Un couple de jeunes parents nous a fait part de son indignation après avoir reçu une publicité pour leur enfant – encore bébé – émanant d’Assura, la caisse maladie de ce dernier. «Votre enfant célèbre prochainement son anniversaire. A cette occasion, pourquoi ne pas lui offrir un capital pour ses 20 ans.»
Et le courrier de proposer de verser une prime de 75 fr. par mois, pour que l’enfant bénéficie d’un montant de 15 000 à 20 000 fr. à l’âge adulte. En clair, il s’agit d’une proposition d’assurance vie.
Entorse à la sphère privée
«Notre enfant ne dispose pas d’assurance complémentaire auprès d’Assura. C’est donc uniquement par son statut d’assurance sociale que la caisse a pu profiter des données personnelles de notre fils pour faire la publicité de son assurance vie», s’étonnent les parents.
Un étonnement légitime, sachant que les problèmes liés à la sphère privée sont un sujet hautement sensible dans l’assurance maladie. Eliane Schmid, porte-parole du préposé fédéral à la protection des données (PFPDT), est on ne peut plus claire à ce sujet: «La transmission de données personnelles, y compris l’âge, enfreint la loi sur la protection des données. Et peu importe si l’assurance vie qui a reçu ces données est une société tierce ou si elle fait partie du même groupe.»
Assura renverse le problème
Nous avons demandé des explications à Jean-Bernard Pillonel, directeur général adjoint d’Assura, qui réfute l’affirmation selon laquelle la caisse maladie aurait transmis les données à la partie assurances privées du groupe. A l’inverse, il explique que «c’est l’assu rance privée Assura SA qui mandate la caisse maladie Assura pour adresser diverses promotions».

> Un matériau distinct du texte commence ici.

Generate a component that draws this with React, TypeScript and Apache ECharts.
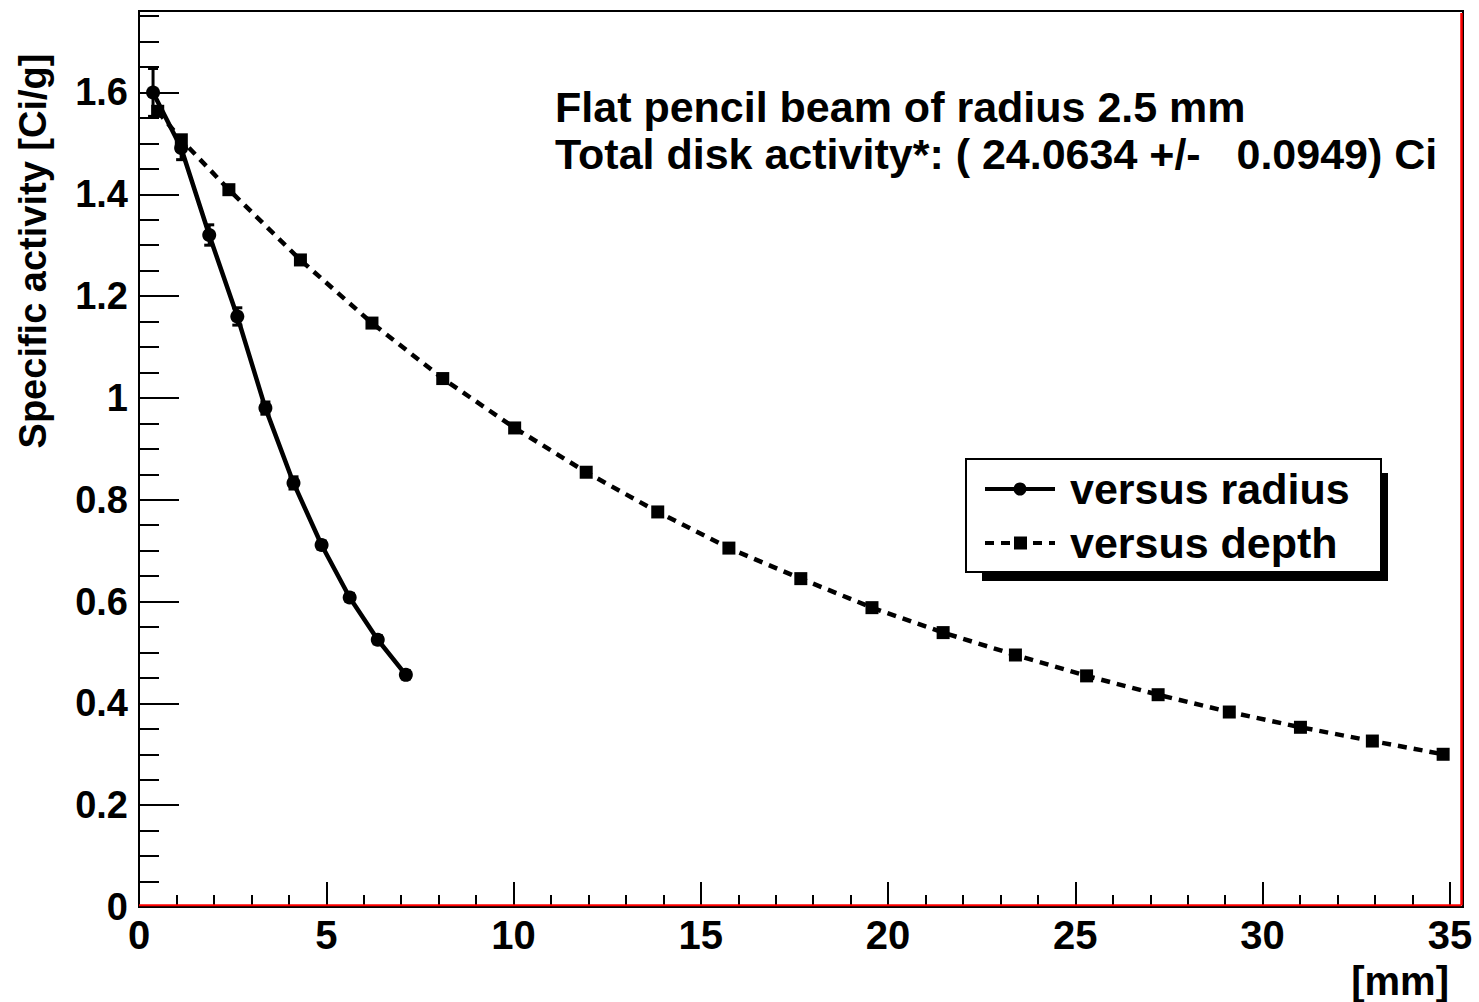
import React, { useEffect, useRef } from "react";
import * as echarts from "echarts";

// ---- data ----
const radiusX = [0.375, 1.125, 1.875, 2.625, 3.375, 4.125, 4.875, 5.625, 6.375, 7.125];
const radiusY = [1.6, 1.491, 1.32, 1.16, 0.98, 0.833, 0.711, 0.608, 0.525, 0.456];
const radiusErr = [0.047, 0.023, 0.02, 0.017, 0.012, 0.012, 0.008, 0.008, 0.008, 0.008];

const depthX = [0.5, 1.13, 2.4, 4.31, 6.22, 8.11, 10.03, 11.94, 13.85, 15.75, 17.67, 19.57, 21.47, 23.4, 25.3, 27.21, 29.11, 31.01, 32.93, 34.82];
const depthY = [1.563, 1.507, 1.409, 1.271, 1.147, 1.038, 0.941, 0.854, 0.776, 0.705, 0.645, 0.588, 0.539, 0.495, 0.454, 0.417, 0.383, 0.353, 0.326, 0.3];

const seriesNames = ["versus radius", "versus depth"];
const annotationLines = [
  "Flat pencil beam of radius 2.5 mm",
  "Total disk activity*: ( 24.0634 +/-   0.0949) Ci",
];
const xTitle = "[mm]";
const yTitle = "Specific activity [Ci/g]";

const FONT = '"Liberation Sans", Arial, Helvetica, sans-serif';

export default function App() {
  const ref = useRef<HTMLDivElement>(null);
  useEffect(() => {
    if (!ref.current) return;
    const chart = echarts.init(ref.current, null, { renderer: "svg" });
    const gridLeft = 139, gridTop = 11, gridW = 1324, gridH = 896;
    const lgX = 966, lgY = 459, lgW = 415, lgH = 113;
    const row1 = 489, row2 = 543;
    const option: any = {
      animation: false,
      backgroundColor: "#fff",
      grid: {
        left: gridLeft, top: gridTop, width: gridW, height: gridH,
        show: true, borderColor: "#000", borderWidth: 2, backgroundColor: "transparent",
        containLabel: false, outerBoundsMode: "none",
      },
      xAxis: {
        type: "value", min: 0, max: 35.35, interval: 5,
        axisLine: { show: true, onZero: false, lineStyle: { color: "#000", width: 2 } },
        axisTick: { show: true, inside: true, length: 25, lineStyle: { color: "#000", width: 2 } },
        minorTick: { show: true, splitNumber: 5, length: 12, lineStyle: { color: "#000", width: 2 } },
        splitLine: { show: false },
        minorSplitLine: { show: false },
        axisLabel: {
          show: true, margin: 8, color: "#000", fontFamily: FONT, fontWeight: "bold", fontSize: 40,
          showMaxLabel: false,
          formatter: (v: number) => (Math.abs(v % 5) < 1e-9 ? String(v) : ""),
        },
      },
      yAxis: {
        type: "value", min: 0, max: 1.76, interval: 0.2,
        axisLine: { show: true, onZero: false, lineStyle: { color: "#000", width: 2 } },
        axisTick: { show: true, inside: true, length: 40, lineStyle: { color: "#000", width: 2 } },
        minorTick: { show: true, splitNumber: 4, length: 20, lineStyle: { color: "#000", width: 2 } },
        splitLine: { show: false },
        minorSplitLine: { show: false },
        axisLabel: {
          show: true, margin: 11, color: "#000", fontFamily: FONT, fontWeight: "bold", fontSize: 38,
          showMaxLabel: false,
          formatter: (v: number) => {
            const r = Math.round(v * 10) / 10;
            if (Math.abs(v - r) > 1e-6) return "";
            return String(r);
          },
        },
      },
      graphic: [
        // legend shadow + box
        { type: "rect", z: 20, shape: { x: lgX + 16, y: lgY + 14, width: lgW - 9, height: lgH - 5 }, style: { fill: "#000" } },
        { type: "rect", z: 21, shape: { x: lgX, y: lgY, width: lgW, height: lgH }, style: { fill: "#fff", stroke: "#000", lineWidth: 2 } },
        // legend entry 1
        { type: "line", z: 22, shape: { x1: lgX + 19, y1: row1, x2: lgX + 89, y2: row1 }, style: { stroke: "#000", lineWidth: 4 } },
        { type: "circle", z: 23, shape: { cx: lgX + 54, cy: row1, r: 6.5 }, style: { fill: "#000" } },
        { type: "text", z: 23, x: lgX + 104, y: row1, style: { text: seriesNames[0], fill: "#000", font: `bold 43px ${FONT}`, verticalAlign: "middle" } },
        // legend entry 2
        { type: "line", z: 22, shape: { x1: lgX + 19, y1: row2, x2: lgX + 89, y2: row2 }, style: { stroke: "#000", lineWidth: 4, lineDash: [9, 7] } },
        { type: "rect", z: 23, shape: { x: lgX + 48, y: row2 - 6.5, width: 13, height: 13 }, style: { fill: "#000" } },
        { type: "text", z: 23, x: lgX + 104, y: row2, style: { text: seriesNames[1], fill: "#000", font: `bold 43px ${FONT}`, verticalAlign: "middle" } },
        // red frame lines (bottom and right)
        { type: "line", z: 10, shape: { x1: gridLeft, y1: 905.3, x2: gridLeft + gridW - 1.5, y2: 905.3 }, style: { stroke: "#ff0000", lineWidth: 2 } },
        { type: "line", z: 10, shape: { x1: gridLeft + gridW - 1.5, y1: gridTop + 2, x2: gridLeft + gridW - 1.5, y2: 905.3 }, style: { stroke: "#ff0000", lineWidth: 2.5 } },
        // annotation text
        {
          type: "text", z: 10, x: 555, y: 107,
          style: { text: annotationLines[0], fill: "#000", font: `bold 43px ${FONT}`, verticalAlign: "middle" },
        },
        {
          type: "text", z: 10, x: 555, y: 154,
          style: { text: annotationLines[1], fill: "#000", font: `bold 43px ${FONT}`, verticalAlign: "middle" },
        },
        // y axis title
        {
          type: "text", z: 10, x: 33, y: 251, rotation: Math.PI / 2,
          style: { text: yTitle, fill: "#000", font: `bold 38px ${FONT}`, align: "center", verticalAlign: "middle" },
        },
        // x axis title
        {
          type: "text", z: 10, x: 1449, y: 981,
          style: { text: xTitle, fill: "#000", font: `bold 40px ${FONT}`, align: "right", verticalAlign: "middle" },
        },
      ],
      series: [
        {
          name: seriesNames[0],
          type: "line",
          data: radiusX.map((x, i) => [x, radiusY[i]]),
          symbol: "circle", symbolSize: 14,
          lineStyle: { color: "#000", width: 4.5, type: "solid" },
          itemStyle: { color: "#000" },
          z: 4,
        },
        {
          name: seriesNames[1],
          type: "line",
          data: depthX.map((x, i) => [x, depthY[i]]),
          symbol: "rect", symbolSize: 13,
          lineStyle: { color: "#000", width: 4.5, type: [9, 7] },
          itemStyle: { color: "#000" },
          z: 3,
        },
        {
          name: "radius errors",
          type: "custom",
          data: radiusX.map((x, i) => [x, radiusY[i], radiusErr[i]]),
          encode: { x: 0, y: 1 },
          silent: true,
          z: 5,
          renderItem: (_params: any, api: any) => {
            const x = api.value(0), y = api.value(1), e = api.value(2);
            const t = api.coord([x, y + e]);
            const b = api.coord([x, y - e]);
            const hw = 5;
            const st = { stroke: "#000", lineWidth: 3 };
            return {
              type: "group",
              children: [
                { type: "line", shape: { x1: t[0], y1: t[1], x2: b[0], y2: b[1] }, style: st },
                { type: "line", shape: { x1: t[0] - hw, y1: t[1], x2: t[0] + hw, y2: t[1] }, style: st },
                { type: "line", shape: { x1: b[0] - hw, y1: b[1], x2: b[0] + hw, y2: b[1] }, style: st },
              ],
            };
          },
        },
      ],
    };
    chart.setOption(option);
    return () => chart.dispose();
  }, []);
  return (
    <div
      ref={ref}
      style={{ position: "fixed", left: 0, top: 0, width: 1479, height: 1002, background: "#fff" }}
    />
  );
}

Par ce mécanisme, l’assurance vie ne reçoit certes pas les coordonnées personnelles des assurés de la caisse maladie, mais elle se sert toutefois des fichiers de cette dernière pour faire circuler ses publicités.

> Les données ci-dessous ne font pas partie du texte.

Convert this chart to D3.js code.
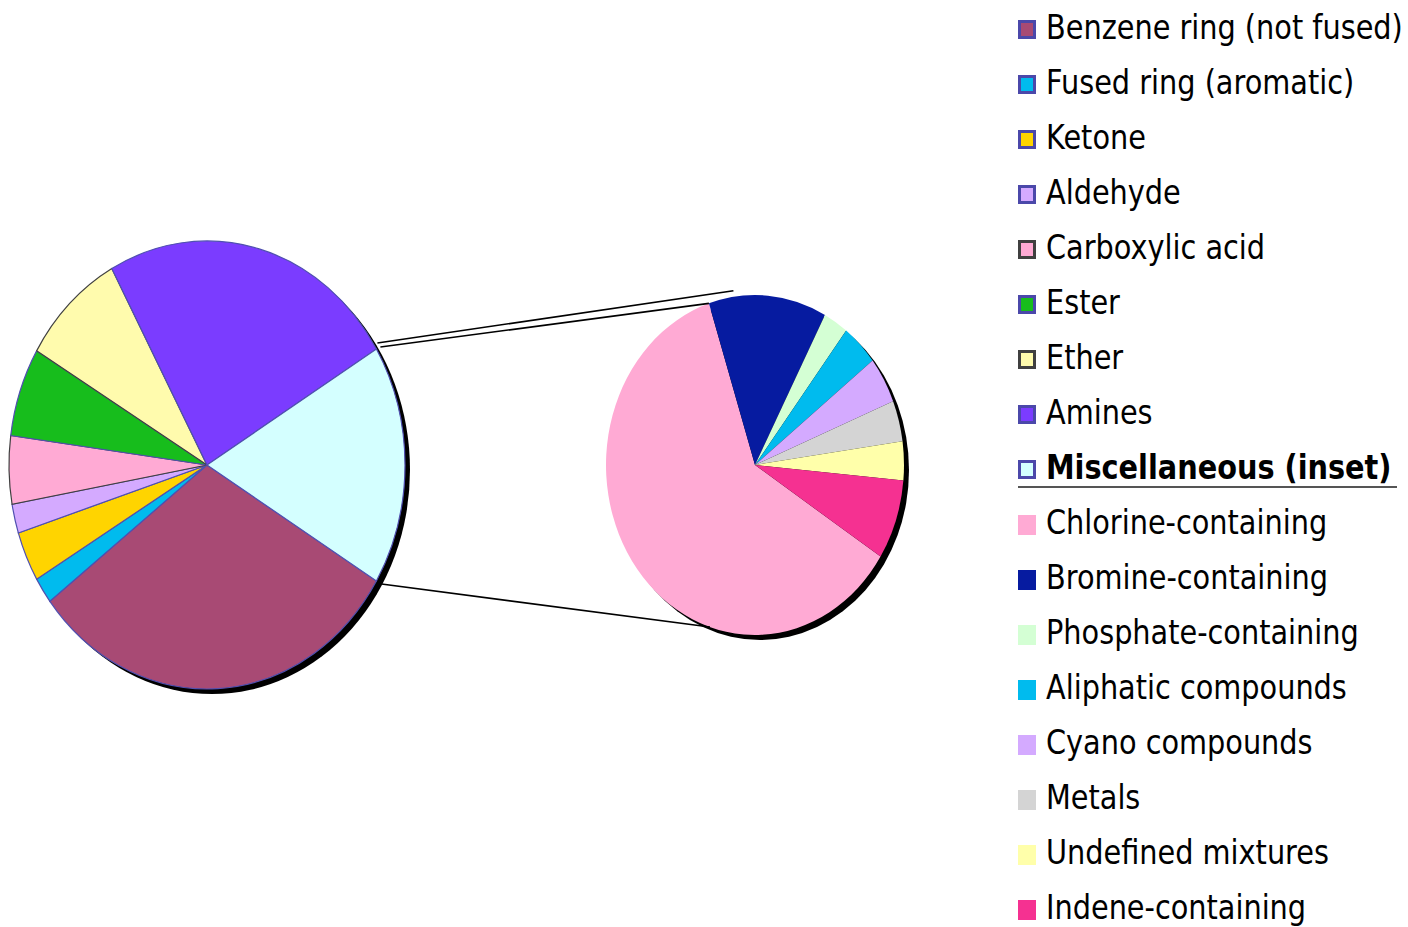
<!DOCTYPE html>
<html>
<head>
<meta charset="utf-8">
<script src="https://d3js.org/d3.v7.min.js"></script>
<style>
  html, body { margin: 0; padding: 0; background: #fff; }
  svg { display: block; font-family: 'DejaVu Sans', sans-serif; }
</style>
</head>
<body>
<div id="chart"></div>
<script>
// main pie (% of total)
const mainLabels = ['Benzene ring (not fused)', 'Fused ring (aromatic)', 'Ketone', 'Aldehyde',
  'Carboxylic acid', 'Ester', 'Ether', 'Amines', 'Miscellaneous (inset)']
const mainValues = [30.9, 1.9, 3.6, 2.1, 4.9, 6.4, 8.5, 24.3, 17.3]
const mainColors = ['#A84A74', '#00BBEE', '#FFD400', '#D4AAFF', '#FFAAD4', '#17BD1C', '#FFFBAD', '#7B3CFF', '#D4FFFF']
const mainStrokes = ['#5050B0', '#5050B0', '#5050B0', '#5050B0', '#404040', '#5050B0', '#404040', '#5050B0', '#5050B0']

// inset pie (breakdown of Miscellaneous)
const insetLabels = ['Chlorine-containing', 'Bromine-containing', 'Phosphate-containing', 'Aliphatic compounds',
  'Cyano compounds', 'Metals', 'Undefined mixtures', 'Indene-containing']
const insetValues = [61.0, 12.8, 2.7, 4.0, 4.4, 3.9, 3.7, 7.6]
const insetColors = ['#FFAAD4', '#061BA0', '#D4FFD4', '#00BBEE', '#D4AAFF', '#D4D4D4', '#FFFFAA', '#F53191']

const W = 1408, H = 927
const svg = d3.select('#chart').append('svg').attr('width', W).attr('height', H)

const deg = Math.PI / 180
const main = {cx: 207, cy: 465, rx: 198, ry: 224}
const inset = {cx: 755, cy: 465, rx: 149, ry: 170}

// start so the Misc slice is centred on the right
const total = d3.sum(mainValues)
const miscSpan = mainValues[mainValues.length - 1] / total * 2 * Math.PI
const mainStart = Math.PI / 2 + miscSpan / 2
const insetStart = 122.6 * deg

function drawPie(p, values, colors, strokes, start) {
  const arcs = d3.pie().sort(null).startAngle(start).endAngle(start + 2 * Math.PI)(values)
  const arc = d3.arc().innerRadius(0).outerRadius(p.rx)
  const k = p.ry / p.rx
  // shadow
  svg.append('ellipse')
    .attr('cx', p.cx + 5).attr('cy', p.cy + 5)
    .attr('rx', p.rx).attr('ry', p.ry)
    .attr('fill', '#000')
  const g = svg.append('g').attr('transform', `translate(${p.cx},${p.cy}) scale(1,${k})`)
  g.selectAll('path').data(arcs).enter().append('path')
    .attr('d', arc)
    .attr('fill', (d, i) => colors[i])
    .attr('stroke', (d, i) => strokes ? strokes[i] : 'none')
    .attr('stroke-width', 1.2)
    .attr('vector-effect', 'non-scaling-stroke')
  return arcs
}

function pt(p, a, extra) {
  const e = extra || 0
  return [p.cx + (p.rx + e) * Math.sin(a), p.cy - (p.ry + e) * Math.cos(a)]
}

const mainArcs = drawPie(main, mainValues, mainColors, mainStrokes, mainStart)
const insetArcs = drawPie(inset, insetValues, insetColors, null, insetStart)

// connector lines
const misc = mainArcs[mainArcs.length - 1]
const topA = pt(main, misc.startAngle - 2 * Math.PI, 0)
const botA = pt(main, misc.endAngle - 2 * Math.PI, 6)
const topB = pt(inset, insetArcs[0].endAngle - 2 * Math.PI, 0)
const topB2 = pt(inset, -8 * deg, 6)
const botB = pt(inset, 197.6 * deg, 0)

const line = d3.line()
svg.append('path').attr('d', line([[topA[0] + 1, topA[1] - 6], topB2])).attr('stroke', '#000').attr('stroke-width', 1.6).attr('fill', 'none')
svg.append('path').attr('d', line([[topA[0] + 4, topA[1] - 2], topB])).attr('stroke', '#000').attr('stroke-width', 1.6).attr('fill', 'none')
svg.append('path').attr('d', line([botA, botB])).attr('stroke', '#000').attr('stroke-width', 1.6).attr('fill', 'none')

// legend
const legend = svg.append('g')
const rowH = 55, top0 = 39, boxX = 1018, textX = 1046
const items = mainLabels.map((t, i) => ({t, fill: mainColors[i], border: mainStrokes[i] === '#404040' ? '#404040' : '#4B48AA', bold: i === mainLabels.length - 1}))
  .concat(insetLabels.map((t, i) => ({t, fill: insetColors[i], border: null, bold: false})))

items.forEach((d, i) => {
  const y = top0 + i * rowH
  if (d.border) {
    legend.append('rect').attr('x', boxX + 1.5).attr('y', y - 17.5).attr('width', 15).attr('height', 16)
      .attr('fill', d.fill).attr('stroke', d.border).attr('stroke-width', 3)
  } else {
    legend.append('rect').attr('x', boxX).attr('y', y - 19).attr('width', 18).attr('height', 20).attr('fill', d.fill)
  }
  legend.append('text')
    .attr('class', 'lab')
    .attr('transform', `translate(${textX},${y})`)
    .attr('font-size', 33)
    .attr('font-weight', d.bold ? 'bold' : 'normal')
    .attr('fill', '#000')
    .text(d.t)
})

// squeeze the text to the narrow face in the picture
const labs = legend.selectAll('text.lab')
const w0 = labs.nodes()[0].getComputedTextLength()
const sx = 357 / w0
labs.attr('transform', function (d, i) {
  return `translate(${textX},${top0 + i * rowH}) scale(${sx},1)`
})

// underline under the Misc entry
const uy = top0 + (mainLabels.length - 1) * rowH + 8
legend.append('line').attr('x1', boxX).attr('x2', 1397).attr('y1', uy).attr('y2', uy)
  .attr('stroke', '#555').attr('stroke-width', 2)
</script>
</body>
</html>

«Pour le bien de l’assuré»
Et le directeur d’ajouter que, «sans chercher à occulter l’intention de développer nos produits par ce type de démarches, nous voulons sensibiliser les parents sur la nécessité de se prémunir des lourdes conséquences financières en cas de soins non couverts par l’assurance de base». Une volonté qui pourrait se comprendre dans le cas d’une proposition d’assurance maladie complémentaire, sachant que, une fois malade, l’enfant ne sera probablement jamais admis par les assureurs. Mais, dans le cas présent, il s’agit d’une assurance vie qui ne garantit en rien de meilleurs soins à l’enfant.
Autre argument de Jean-Bernard Pillonel, «il est notoirement admis que les assureurs maladie n’adressent pas de bulletins de versement séparés ou des polices distinctes pour l’assurance obligatoire et les complémentaires, par exemple. Tout comme il est accepté que les assurés reçoivent les mêmes prospectus, indifféremment du statut de leur assurance.»
Procédé contesté
Cette démonstration juridique d’Assura surprend Agnès Hertig Pea, spécialiste à l’Institut de droit de la santé de l’Université de Neuchâtel: «Les assurances de base doivent être considérées comme des organes fédéraux et non comme des entreprises privées; elles ne sont donc pas soumises aux mêmes lois. Or, aucune base légale n’autorise les premières à faire de la publicité pour le compte des secondes. Quant au fait qu’il est couramment admis que les caisses envoient des mêmes bulletins ou polices d’assurance, c’est faux. La communication des données est en l’occurrence l’un des gros problèmes des assurances de base. Ce n’est pas parce que la pratique est devenue courante qu’elle est légale pour autant!»
On le voit ici, tant que les assurances de base continueront à pratiquer en parallèle des assurances privées, le risque d’abus dans l’utilisation des fichiers est bien réel. Il demeure toutefois possible d’écrire à la caisse afin de demander de ne plus recevoir de courriers promotionnels, ce qu’Assura nous indique respecter au pied de la lettre.